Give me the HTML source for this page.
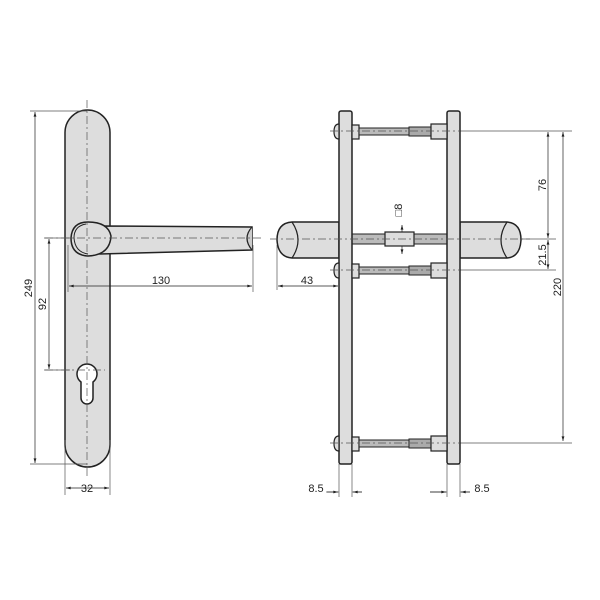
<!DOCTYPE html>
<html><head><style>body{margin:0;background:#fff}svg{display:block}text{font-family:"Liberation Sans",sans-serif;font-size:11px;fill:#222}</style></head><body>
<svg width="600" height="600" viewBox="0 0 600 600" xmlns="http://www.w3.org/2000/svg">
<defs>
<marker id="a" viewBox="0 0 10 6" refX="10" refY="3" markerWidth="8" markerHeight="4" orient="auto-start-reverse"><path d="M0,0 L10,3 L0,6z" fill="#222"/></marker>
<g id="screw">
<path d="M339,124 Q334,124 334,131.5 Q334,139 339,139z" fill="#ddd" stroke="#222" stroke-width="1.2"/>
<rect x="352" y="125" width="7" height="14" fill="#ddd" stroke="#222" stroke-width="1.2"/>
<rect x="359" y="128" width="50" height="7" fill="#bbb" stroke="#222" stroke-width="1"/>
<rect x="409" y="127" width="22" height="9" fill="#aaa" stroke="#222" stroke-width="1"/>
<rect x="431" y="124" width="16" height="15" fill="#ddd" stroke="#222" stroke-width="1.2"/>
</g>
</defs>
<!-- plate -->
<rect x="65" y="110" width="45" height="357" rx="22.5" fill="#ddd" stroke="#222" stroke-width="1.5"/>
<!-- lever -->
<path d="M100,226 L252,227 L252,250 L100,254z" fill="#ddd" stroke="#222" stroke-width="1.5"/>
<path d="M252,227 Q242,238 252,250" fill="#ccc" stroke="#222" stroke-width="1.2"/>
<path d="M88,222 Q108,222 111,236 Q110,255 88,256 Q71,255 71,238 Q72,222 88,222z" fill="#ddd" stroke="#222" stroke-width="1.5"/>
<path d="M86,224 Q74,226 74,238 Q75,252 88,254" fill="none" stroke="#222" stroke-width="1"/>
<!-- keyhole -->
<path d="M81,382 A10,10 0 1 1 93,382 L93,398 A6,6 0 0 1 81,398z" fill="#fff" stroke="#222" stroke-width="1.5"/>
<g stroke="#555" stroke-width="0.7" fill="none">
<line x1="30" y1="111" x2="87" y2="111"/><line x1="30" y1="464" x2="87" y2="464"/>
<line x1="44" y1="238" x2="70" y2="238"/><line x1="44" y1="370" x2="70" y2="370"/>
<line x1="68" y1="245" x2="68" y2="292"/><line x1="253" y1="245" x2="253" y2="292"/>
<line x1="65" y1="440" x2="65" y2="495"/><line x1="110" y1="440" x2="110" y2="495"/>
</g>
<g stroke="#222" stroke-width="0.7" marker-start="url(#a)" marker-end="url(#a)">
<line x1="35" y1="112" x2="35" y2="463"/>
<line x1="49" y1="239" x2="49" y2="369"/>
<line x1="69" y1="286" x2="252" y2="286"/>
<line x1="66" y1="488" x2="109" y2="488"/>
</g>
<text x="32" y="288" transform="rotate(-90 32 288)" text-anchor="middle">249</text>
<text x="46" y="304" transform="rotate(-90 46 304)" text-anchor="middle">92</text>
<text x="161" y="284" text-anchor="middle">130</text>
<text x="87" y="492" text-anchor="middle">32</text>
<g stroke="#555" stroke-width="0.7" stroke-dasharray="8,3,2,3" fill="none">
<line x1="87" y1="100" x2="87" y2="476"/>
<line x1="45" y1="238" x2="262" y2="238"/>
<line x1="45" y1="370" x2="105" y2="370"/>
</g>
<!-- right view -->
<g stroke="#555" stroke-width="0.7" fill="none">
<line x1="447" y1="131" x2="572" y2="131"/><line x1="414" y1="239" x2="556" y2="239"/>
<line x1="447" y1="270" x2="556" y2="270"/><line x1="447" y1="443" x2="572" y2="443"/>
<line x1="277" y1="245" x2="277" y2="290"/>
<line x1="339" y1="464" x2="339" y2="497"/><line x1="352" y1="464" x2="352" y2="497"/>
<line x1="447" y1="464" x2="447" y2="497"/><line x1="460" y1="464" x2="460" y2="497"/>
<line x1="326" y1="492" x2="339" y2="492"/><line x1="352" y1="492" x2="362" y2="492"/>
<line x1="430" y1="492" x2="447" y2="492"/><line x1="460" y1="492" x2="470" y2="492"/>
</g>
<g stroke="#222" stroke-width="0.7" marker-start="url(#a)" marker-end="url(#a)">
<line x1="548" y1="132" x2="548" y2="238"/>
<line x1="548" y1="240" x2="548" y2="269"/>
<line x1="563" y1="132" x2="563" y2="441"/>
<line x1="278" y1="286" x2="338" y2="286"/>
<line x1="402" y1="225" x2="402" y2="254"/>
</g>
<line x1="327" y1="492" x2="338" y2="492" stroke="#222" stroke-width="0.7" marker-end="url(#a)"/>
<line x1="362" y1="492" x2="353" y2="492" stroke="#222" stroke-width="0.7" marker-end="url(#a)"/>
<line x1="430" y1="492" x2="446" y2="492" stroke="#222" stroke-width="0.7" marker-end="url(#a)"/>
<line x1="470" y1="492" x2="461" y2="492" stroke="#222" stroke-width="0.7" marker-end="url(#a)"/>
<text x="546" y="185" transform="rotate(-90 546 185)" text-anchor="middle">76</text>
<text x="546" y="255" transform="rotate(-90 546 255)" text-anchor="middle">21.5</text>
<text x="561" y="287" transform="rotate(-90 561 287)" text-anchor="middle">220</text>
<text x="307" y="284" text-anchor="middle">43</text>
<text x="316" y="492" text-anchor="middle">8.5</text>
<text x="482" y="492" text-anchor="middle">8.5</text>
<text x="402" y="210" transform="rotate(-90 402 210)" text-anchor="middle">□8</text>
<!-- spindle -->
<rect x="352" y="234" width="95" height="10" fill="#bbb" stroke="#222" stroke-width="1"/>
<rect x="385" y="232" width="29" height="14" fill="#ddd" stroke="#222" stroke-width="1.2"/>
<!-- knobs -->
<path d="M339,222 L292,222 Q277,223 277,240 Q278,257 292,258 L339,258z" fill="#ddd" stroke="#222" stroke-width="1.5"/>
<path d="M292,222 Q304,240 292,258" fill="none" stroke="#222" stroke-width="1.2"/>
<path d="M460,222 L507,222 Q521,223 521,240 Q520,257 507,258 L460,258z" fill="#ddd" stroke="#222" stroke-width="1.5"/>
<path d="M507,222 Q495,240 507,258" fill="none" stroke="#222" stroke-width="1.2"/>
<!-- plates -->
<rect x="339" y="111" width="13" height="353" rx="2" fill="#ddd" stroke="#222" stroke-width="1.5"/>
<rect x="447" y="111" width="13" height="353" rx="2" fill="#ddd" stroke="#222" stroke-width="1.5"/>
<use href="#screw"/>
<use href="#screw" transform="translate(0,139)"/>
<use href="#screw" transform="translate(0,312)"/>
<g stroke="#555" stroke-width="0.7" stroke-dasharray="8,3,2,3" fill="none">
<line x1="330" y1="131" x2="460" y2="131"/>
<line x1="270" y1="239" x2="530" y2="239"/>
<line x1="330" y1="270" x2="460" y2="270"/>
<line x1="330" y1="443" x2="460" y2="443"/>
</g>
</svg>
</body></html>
——————————
- _What this task involves_:
From the material above, copy everything exactly but the pictures.

- _Finished answer_:
Give me the HTML source for this page.
<!DOCTYPE html>
<html><head><style>body{margin:0;background:#fff}svg{display:block}text{font-family:"Liberation Sans",sans-serif;font-size:11px;fill:#222}</style></head><body>
<svg width="600" height="600" viewBox="0 0 600 600" xmlns="http://www.w3.org/2000/svg">
<defs>
<marker id="a" viewBox="0 0 10 6" refX="10" refY="3" markerWidth="8" markerHeight="4" orient="auto-start-reverse"><path d="M0,0 L10,3 L0,6z" fill="#222"/></marker>
<g id="screw">
<path d="M339,124 Q334,124 334,131.5 Q334,139 339,139z" fill="#ddd" stroke="#222" stroke-width="1.2"/>
<rect x="352" y="125" width="7" height="14" fill="#ddd" stroke="#222" stroke-width="1.2"/>
<rect x="359" y="128" width="50" height="7" fill="#bbb" stroke="#222" stroke-width="1"/>
<rect x="409" y="127" width="22" height="9" fill="#aaa" stroke="#222" stroke-width="1"/>
<rect x="431" y="124" width="16" height="15" fill="#ddd" stroke="#222" stroke-width="1.2"/>
</g>
</defs>
<!-- plate -->
<rect x="65" y="110" width="45" height="357" rx="22.5" fill="#ddd" stroke="#222" stroke-width="1.5"/>
<!-- lever -->
<path d="M100,226 L252,227 L252,250 L100,254z" fill="#ddd" stroke="#222" stroke-width="1.5"/>
<path d="M252,227 Q242,238 252,250" fill="#ccc" stroke="#222" stroke-width="1.2"/>
<path d="M88,222 Q108,222 111,236 Q110,255 88,256 Q71,255 71,238 Q72,222 88,222z" fill="#ddd" stroke="#222" stroke-width="1.5"/>
<path d="M86,224 Q74,226 74,238 Q75,252 88,254" fill="none" stroke="#222" stroke-width="1"/>
<!-- keyhole -->
<path d="M81,382 A10,10 0 1 1 93,382 L93,398 A6,6 0 0 1 81,398z" fill="#fff" stroke="#222" stroke-width="1.5"/>
<g stroke="#555" stroke-width="0.7" fill="none">
<line x1="30" y1="111" x2="87" y2="111"/><line x1="30" y1="464" x2="87" y2="464"/>
<line x1="44" y1="238" x2="70" y2="238"/><line x1="44" y1="370" x2="70" y2="370"/>
<line x1="68" y1="245" x2="68" y2="292"/><line x1="253" y1="245" x2="253" y2="292"/>
<line x1="65" y1="440" x2="65" y2="495"/><line x1="110" y1="440" x2="110" y2="495"/>
</g>
<g stroke="#222" stroke-width="0.7" marker-start="url(#a)" marker-end="url(#a)">
<line x1="35" y1="112" x2="35" y2="463"/>
<line x1="49" y1="239" x2="49" y2="369"/>
<line x1="69" y1="286" x2="252" y2="286"/>
<line x1="66" y1="488" x2="109" y2="488"/>
</g>
<text x="32" y="288" transform="rotate(-90 32 288)" text-anchor="middle">249</text>
<text x="46" y="304" transform="rotate(-90 46 304)" text-anchor="middle">92</text>
<text x="161" y="284" text-anchor="middle">130</text>
<text x="87" y="492" text-anchor="middle">32</text>
<g stroke="#555" stroke-width="0.7" stroke-dasharray="8,3,2,3" fill="none">
<line x1="87" y1="100" x2="87" y2="476"/>
<line x1="45" y1="238" x2="262" y2="238"/>
<line x1="45" y1="370" x2="105" y2="370"/>
</g>
<!-- right view -->
<g stroke="#555" stroke-width="0.7" fill="none">
<line x1="447" y1="131" x2="572" y2="131"/><line x1="414" y1="239" x2="556" y2="239"/>
<line x1="447" y1="270" x2="556" y2="270"/><line x1="447" y1="443" x2="572" y2="443"/>
<line x1="277" y1="245" x2="277" y2="290"/>
<line x1="339" y1="464" x2="339" y2="497"/><line x1="352" y1="464" x2="352" y2="497"/>
<line x1="447" y1="464" x2="447" y2="497"/><line x1="460" y1="464" x2="460" y2="497"/>
<line x1="326" y1="492" x2="339" y2="492"/><line x1="352" y1="492" x2="362" y2="492"/>
<line x1="430" y1="492" x2="447" y2="492"/><line x1="460" y1="492" x2="470" y2="492"/>
</g>
<g stroke="#222" stroke-width="0.7" marker-start="url(#a)" marker-end="url(#a)">
<line x1="548" y1="132" x2="548" y2="238"/>
<line x1="548" y1="240" x2="548" y2="269"/>
<line x1="563" y1="132" x2="563" y2="441"/>
<line x1="278" y1="286" x2="338" y2="286"/>
<line x1="402" y1="225" x2="402" y2="254"/>
</g>
<line x1="327" y1="492" x2="338" y2="492" stroke="#222" stroke-width="0.7" marker-end="url(#a)"/>
<line x1="362" y1="492" x2="353" y2="492" stroke="#222" stroke-width="0.7" marker-end="url(#a)"/>
<line x1="430" y1="492" x2="446" y2="492" stroke="#222" stroke-width="0.7" marker-end="url(#a)"/>
<line x1="470" y1="492" x2="461" y2="492" stroke="#222" stroke-width="0.7" marker-end="url(#a)"/>
<text x="546" y="185" transform="rotate(-90 546 185)" text-anchor="middle">76</text>
<text x="546" y="255" transform="rotate(-90 546 255)" text-anchor="middle">21.5</text>
<text x="561" y="287" transform="rotate(-90 561 287)" text-anchor="middle">220</text>
<text x="307" y="284" text-anchor="middle">43</text>
<text x="316" y="492" text-anchor="middle">8.5</text>
<text x="482" y="492" text-anchor="middle">8.5</text>
<text x="402" y="210" transform="rotate(-90 402 210)" text-anchor="middle">□8</text>
<!-- spindle -->
<rect x="352" y="234" width="95" height="10" fill="#bbb" stroke="#222" stroke-width="1"/>
<rect x="385" y="232" width="29" height="14" fill="#ddd" stroke="#222" stroke-width="1.2"/>
<!-- knobs -->
<path d="M339,222 L292,222 Q277,223 277,240 Q278,257 292,258 L339,258z" fill="#ddd" stroke="#222" stroke-width="1.5"/>
<path d="M292,222 Q304,240 292,258" fill="none" stroke="#222" stroke-width="1.2"/>
<path d="M460,222 L507,222 Q521,223 521,240 Q520,257 507,258 L460,258z" fill="#ddd" stroke="#222" stroke-width="1.5"/>
<path d="M507,222 Q495,240 507,258" fill="none" stroke="#222" stroke-width="1.2"/>
<!-- plates -->
<rect x="339" y="111" width="13" height="353" rx="2" fill="#ddd" stroke="#222" stroke-width="1.5"/>
<rect x="447" y="111" width="13" height="353" rx="2" fill="#ddd" stroke="#222" stroke-width="1.5"/>
<use href="#screw"/>
<use href="#screw" transform="translate(0,139)"/>
<use href="#screw" transform="translate(0,312)"/>
<g stroke="#555" stroke-width="0.7" stroke-dasharray="8,3,2,3" fill="none">
<line x1="330" y1="131" x2="460" y2="131"/>
<line x1="270" y1="239" x2="530" y2="239"/>
<line x1="330" y1="270" x2="460" y2="270"/>
<line x1="330" y1="443" x2="460" y2="443"/>
</g>
</svg>
</body></html>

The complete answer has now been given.